## SUPPLIED INFORMATION
________

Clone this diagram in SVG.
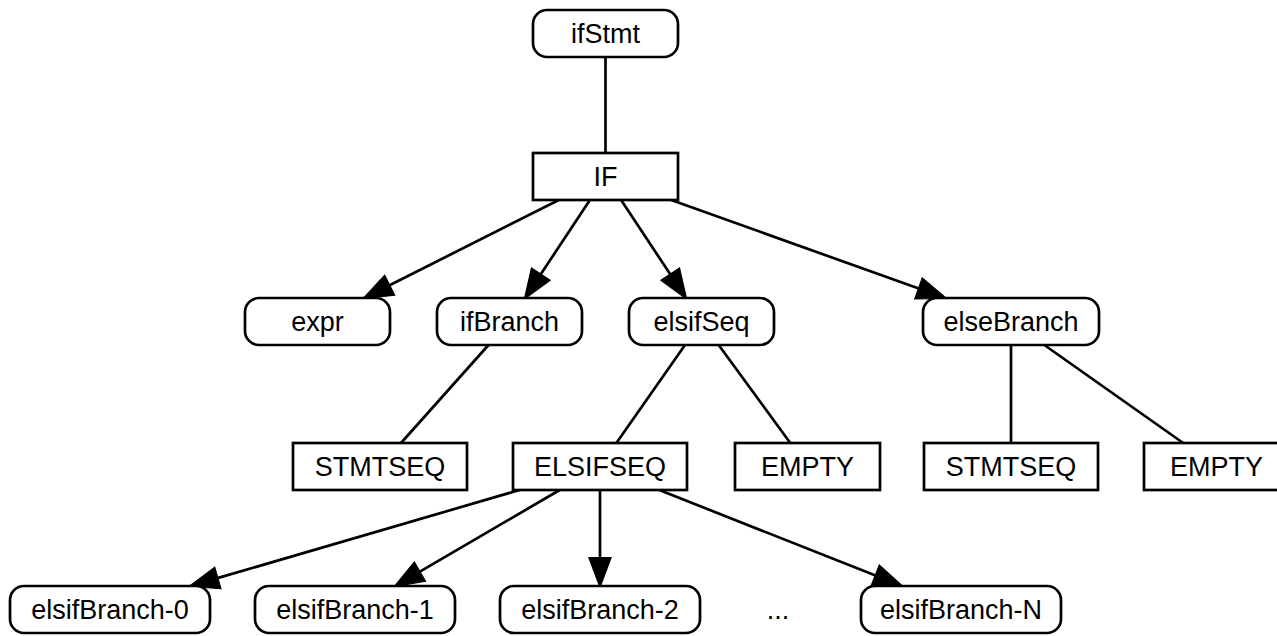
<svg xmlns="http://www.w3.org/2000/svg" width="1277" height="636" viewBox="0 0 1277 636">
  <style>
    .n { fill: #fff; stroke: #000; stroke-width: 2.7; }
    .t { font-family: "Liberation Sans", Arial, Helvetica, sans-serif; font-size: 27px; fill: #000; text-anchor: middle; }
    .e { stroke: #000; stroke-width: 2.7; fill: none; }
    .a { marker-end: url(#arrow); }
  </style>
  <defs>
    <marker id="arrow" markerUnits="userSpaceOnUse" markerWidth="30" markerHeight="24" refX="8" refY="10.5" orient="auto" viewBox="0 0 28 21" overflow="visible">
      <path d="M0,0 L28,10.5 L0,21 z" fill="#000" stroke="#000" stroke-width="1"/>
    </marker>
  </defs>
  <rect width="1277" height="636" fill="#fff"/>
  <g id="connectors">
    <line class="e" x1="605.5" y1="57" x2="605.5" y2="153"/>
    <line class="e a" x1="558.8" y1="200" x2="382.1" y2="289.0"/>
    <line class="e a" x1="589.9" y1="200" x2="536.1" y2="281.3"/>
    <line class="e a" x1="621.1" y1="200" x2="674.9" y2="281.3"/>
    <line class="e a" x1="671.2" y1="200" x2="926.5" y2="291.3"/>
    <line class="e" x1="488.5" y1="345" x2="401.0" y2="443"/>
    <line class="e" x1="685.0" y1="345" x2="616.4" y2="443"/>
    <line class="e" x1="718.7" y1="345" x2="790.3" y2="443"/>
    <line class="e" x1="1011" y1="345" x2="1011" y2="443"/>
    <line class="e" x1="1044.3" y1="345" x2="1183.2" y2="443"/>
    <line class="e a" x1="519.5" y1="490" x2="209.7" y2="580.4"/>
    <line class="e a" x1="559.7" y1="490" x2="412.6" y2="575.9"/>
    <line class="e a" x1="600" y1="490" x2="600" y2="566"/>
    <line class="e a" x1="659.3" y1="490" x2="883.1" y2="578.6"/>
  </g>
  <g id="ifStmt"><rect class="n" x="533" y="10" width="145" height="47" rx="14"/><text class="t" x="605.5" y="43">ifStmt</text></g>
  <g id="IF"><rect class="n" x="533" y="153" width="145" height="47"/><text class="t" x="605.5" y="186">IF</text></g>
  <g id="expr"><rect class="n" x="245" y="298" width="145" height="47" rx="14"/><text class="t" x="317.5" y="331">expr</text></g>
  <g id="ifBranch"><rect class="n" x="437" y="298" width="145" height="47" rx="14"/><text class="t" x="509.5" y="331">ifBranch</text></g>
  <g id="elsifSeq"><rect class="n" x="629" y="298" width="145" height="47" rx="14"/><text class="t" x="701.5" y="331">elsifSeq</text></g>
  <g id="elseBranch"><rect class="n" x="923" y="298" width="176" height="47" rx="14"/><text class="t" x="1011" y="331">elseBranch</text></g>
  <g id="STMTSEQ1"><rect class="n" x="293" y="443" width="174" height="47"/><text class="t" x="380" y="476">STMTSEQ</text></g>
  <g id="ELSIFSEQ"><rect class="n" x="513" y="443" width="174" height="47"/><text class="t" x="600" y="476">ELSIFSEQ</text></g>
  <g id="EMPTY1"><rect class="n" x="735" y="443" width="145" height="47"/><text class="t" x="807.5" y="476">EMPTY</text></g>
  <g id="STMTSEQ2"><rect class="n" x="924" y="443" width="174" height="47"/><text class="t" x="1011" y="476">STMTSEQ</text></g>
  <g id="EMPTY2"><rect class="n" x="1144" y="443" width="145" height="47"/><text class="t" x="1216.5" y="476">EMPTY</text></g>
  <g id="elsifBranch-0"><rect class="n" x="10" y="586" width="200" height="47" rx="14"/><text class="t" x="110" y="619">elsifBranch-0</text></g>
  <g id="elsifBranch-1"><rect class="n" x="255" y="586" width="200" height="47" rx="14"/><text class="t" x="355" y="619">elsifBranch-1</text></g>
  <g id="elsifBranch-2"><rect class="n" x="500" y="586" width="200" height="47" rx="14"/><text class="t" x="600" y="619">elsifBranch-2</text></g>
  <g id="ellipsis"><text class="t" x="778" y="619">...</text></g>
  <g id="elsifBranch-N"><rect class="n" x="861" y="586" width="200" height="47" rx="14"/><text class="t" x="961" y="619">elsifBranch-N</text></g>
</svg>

________

## YOUR INSTRUCTIONS
Every line above should be returned exactly; the pictures stay out.

## FULL RESPONSE
Clone this diagram in SVG.
<svg xmlns="http://www.w3.org/2000/svg" width="1277" height="636" viewBox="0 0 1277 636">
  <style>
    .n { fill: #fff; stroke: #000; stroke-width: 2.7; }
    .t { font-family: "Liberation Sans", Arial, Helvetica, sans-serif; font-size: 27px; fill: #000; text-anchor: middle; }
    .e { stroke: #000; stroke-width: 2.7; fill: none; }
    .a { marker-end: url(#arrow); }
  </style>
  <defs>
    <marker id="arrow" markerUnits="userSpaceOnUse" markerWidth="30" markerHeight="24" refX="8" refY="10.5" orient="auto" viewBox="0 0 28 21" overflow="visible">
      <path d="M0,0 L28,10.5 L0,21 z" fill="#000" stroke="#000" stroke-width="1"/>
    </marker>
  </defs>
  <rect width="1277" height="636" fill="#fff"/>
  <g id="connectors">
    <line class="e" x1="605.5" y1="57" x2="605.5" y2="153"/>
    <line class="e a" x1="558.8" y1="200" x2="382.1" y2="289.0"/>
    <line class="e a" x1="589.9" y1="200" x2="536.1" y2="281.3"/>
    <line class="e a" x1="621.1" y1="200" x2="674.9" y2="281.3"/>
    <line class="e a" x1="671.2" y1="200" x2="926.5" y2="291.3"/>
    <line class="e" x1="488.5" y1="345" x2="401.0" y2="443"/>
    <line class="e" x1="685.0" y1="345" x2="616.4" y2="443"/>
    <line class="e" x1="718.7" y1="345" x2="790.3" y2="443"/>
    <line class="e" x1="1011" y1="345" x2="1011" y2="443"/>
    <line class="e" x1="1044.3" y1="345" x2="1183.2" y2="443"/>
    <line class="e a" x1="519.5" y1="490" x2="209.7" y2="580.4"/>
    <line class="e a" x1="559.7" y1="490" x2="412.6" y2="575.9"/>
    <line class="e a" x1="600" y1="490" x2="600" y2="566"/>
    <line class="e a" x1="659.3" y1="490" x2="883.1" y2="578.6"/>
  </g>
  <g id="ifStmt"><rect class="n" x="533" y="10" width="145" height="47" rx="14"/><text class="t" x="605.5" y="43">ifStmt</text></g>
  <g id="IF"><rect class="n" x="533" y="153" width="145" height="47"/><text class="t" x="605.5" y="186">IF</text></g>
  <g id="expr"><rect class="n" x="245" y="298" width="145" height="47" rx="14"/><text class="t" x="317.5" y="331">expr</text></g>
  <g id="ifBranch"><rect class="n" x="437" y="298" width="145" height="47" rx="14"/><text class="t" x="509.5" y="331">ifBranch</text></g>
  <g id="elsifSeq"><rect class="n" x="629" y="298" width="145" height="47" rx="14"/><text class="t" x="701.5" y="331">elsifSeq</text></g>
  <g id="elseBranch"><rect class="n" x="923" y="298" width="176" height="47" rx="14"/><text class="t" x="1011" y="331">elseBranch</text></g>
  <g id="STMTSEQ1"><rect class="n" x="293" y="443" width="174" height="47"/><text class="t" x="380" y="476">STMTSEQ</text></g>
  <g id="ELSIFSEQ"><rect class="n" x="513" y="443" width="174" height="47"/><text class="t" x="600" y="476">ELSIFSEQ</text></g>
  <g id="EMPTY1"><rect class="n" x="735" y="443" width="145" height="47"/><text class="t" x="807.5" y="476">EMPTY</text></g>
  <g id="STMTSEQ2"><rect class="n" x="924" y="443" width="174" height="47"/><text class="t" x="1011" y="476">STMTSEQ</text></g>
  <g id="EMPTY2"><rect class="n" x="1144" y="443" width="145" height="47"/><text class="t" x="1216.5" y="476">EMPTY</text></g>
  <g id="elsifBranch-0"><rect class="n" x="10" y="586" width="200" height="47" rx="14"/><text class="t" x="110" y="619">elsifBranch-0</text></g>
  <g id="elsifBranch-1"><rect class="n" x="255" y="586" width="200" height="47" rx="14"/><text class="t" x="355" y="619">elsifBranch-1</text></g>
  <g id="elsifBranch-2"><rect class="n" x="500" y="586" width="200" height="47" rx="14"/><text class="t" x="600" y="619">elsifBranch-2</text></g>
  <g id="ellipsis"><text class="t" x="778" y="619">...</text></g>
  <g id="elsifBranch-N"><rect class="n" x="861" y="586" width="200" height="47" rx="14"/><text class="t" x="961" y="619">elsifBranch-N</text></g>
</svg>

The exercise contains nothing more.